I was reminded of an incident while reading Abraham Maslow:  The Farther Reaches of Human Nature, The Viking Press, New York, 1971, hc.  On page 65 he says, “…the greatest cause of our alienation from our real selves is our neurotic involvements with other people…” In the margin I wrote, “including film stars.” Then, “…dropping masks, dropping our efforts to influence, to impress, to please, to be lovable, to win applause.…the self-observing ego and an experiencing ego…”

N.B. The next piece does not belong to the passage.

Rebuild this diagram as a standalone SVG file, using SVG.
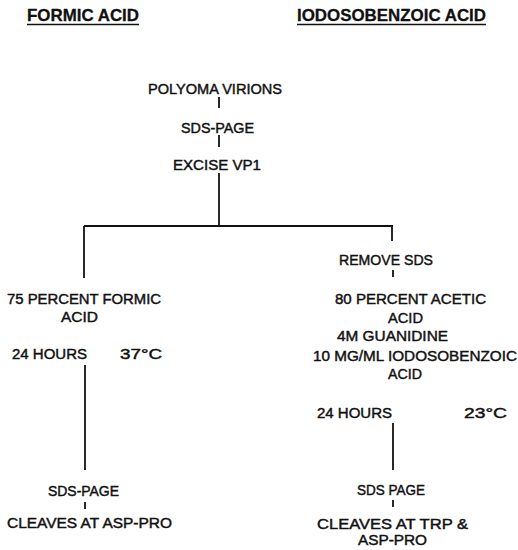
<svg xmlns="http://www.w3.org/2000/svg" width="518" height="550" viewBox="0 0 518 550">
<style>
text{font-family:"Liberation Sans",Arial,sans-serif;font-size:15px;fill:#111;stroke:#111;stroke-width:0.45;}
.h{font-size:16.5px;font-weight:bold;stroke-width:0.3;}
.c line{stroke:#111;stroke-width:1.8;fill:none;}
.u{stroke:#111;stroke-width:1.6;}
</style>
<rect width="518" height="550" fill="#fff"/>
<g id="header-formic"><text class="h" x="27" y="21" textLength="112" lengthAdjust="spacingAndGlyphs">FORMIC ACID</text><line class="u" x1="27" y1="24.5" x2="139" y2="24.5"/></g>
<g id="header-iodo"><text class="h" x="297" y="21" textLength="189" lengthAdjust="spacingAndGlyphs">IODOSOBENZOIC ACID</text><line class="u" x1="297" y1="24.5" x2="486" y2="24.5"/></g>
<g id="polyoma"><text x="148" y="94" textLength="134" lengthAdjust="spacingAndGlyphs">POLYOMA VIRIONS</text></g>
<g id="sds-page-1"><text x="181" y="133" textLength="73" lengthAdjust="spacingAndGlyphs">SDS-PAGE</text></g>
<g id="excise"><text x="173" y="170" textLength="88" lengthAdjust="spacingAndGlyphs">EXCISE VP1</text></g>
<g id="formic-cond"><text x="7" y="304" textLength="154" lengthAdjust="spacingAndGlyphs">75 PERCENT FORMIC</text><text x="61" y="322" textLength="37" lengthAdjust="spacingAndGlyphs">ACID</text><text x="12" y="359" textLength="75" lengthAdjust="spacingAndGlyphs">24 HOURS</text><text x="120" y="359" textLength="42" lengthAdjust="spacingAndGlyphs">37°C</text></g>
<g id="sds-page-left"><text x="48" y="496" textLength="71" lengthAdjust="spacingAndGlyphs">SDS-PAGE</text></g>
<g id="cleave-left"><text x="7" y="528" textLength="165" lengthAdjust="spacingAndGlyphs">CLEAVES AT ASP-PRO</text></g>
<g id="remove-sds"><text x="339" y="265" textLength="94" lengthAdjust="spacingAndGlyphs">REMOVE SDS</text></g>
<g id="iodo-cond"><text x="335" y="304" textLength="151" lengthAdjust="spacingAndGlyphs">80 PERCENT ACETIC</text><text x="388" y="323" textLength="35" lengthAdjust="spacingAndGlyphs">ACID</text><text x="337" y="341" textLength="111" lengthAdjust="spacingAndGlyphs">4M GUANIDINE</text><text x="313" y="361" textLength="204" lengthAdjust="spacingAndGlyphs">10 MG/ML IODOSOBENZOIC</text><text x="388" y="379" textLength="34" lengthAdjust="spacingAndGlyphs">ACID</text><text x="317" y="418" textLength="75" lengthAdjust="spacingAndGlyphs">24 HOURS</text><text x="464" y="418" textLength="43" lengthAdjust="spacingAndGlyphs">23°C</text></g>
<g id="sds-page-right"><text x="357" y="495" textLength="68" lengthAdjust="spacingAndGlyphs">SDS PAGE</text></g>
<g id="cleave-right"><text x="317" y="528.5" font-size="14" textLength="151" lengthAdjust="spacingAndGlyphs">CLEAVES AT TRP &amp;</text><text x="358" y="545" font-size="13" textLength="69" lengthAdjust="spacingAndGlyphs">ASP-PRO</text></g>
<g id="connectors" class="c">
<line x1="219" y1="97" x2="219" y2="108"/>
<line x1="219" y1="135" x2="219" y2="147"/>
<line x1="219" y1="173" x2="219" y2="226"/>
<line x1="84" y1="226" x2="393" y2="226"/>
<line x1="84" y1="226" x2="84" y2="278"/>
<line x1="392" y1="226" x2="392" y2="241"/>
<line x1="393" y1="270" x2="393" y2="277"/>
<line x1="85" y1="365" x2="85" y2="470"/>
<line x1="393" y1="423" x2="393" y2="470"/>
<line x1="85" y1="502" x2="85" y2="509"/>
<line x1="393" y1="500" x2="393" y2="507"/>
</g>
</svg>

So after highlighting these passages, I remembered that during the month after my initial arrest, I was sitting with Sue and we were talking about [my son].  And at one point I sobbed—and in mid-sob I said, “I didn’t know I could still do that.”  It might have been better to have “stayed with” the sobbing, but of course I had made that impossible by my self-observational habit.

This leads me to no conclusion.  I’m not sure that there’s anything wrong with a self-observational habit, or anything right about longing for something so apparently out of reach as “my innocent self.”  Which is badly expressed; yet, is it possible to strive for innocence?  (By “badly expressed,” I mean, clearly there’s nothing even putatively “right” about the “longing”; it’s the innocence that I was doubting the rightness of.)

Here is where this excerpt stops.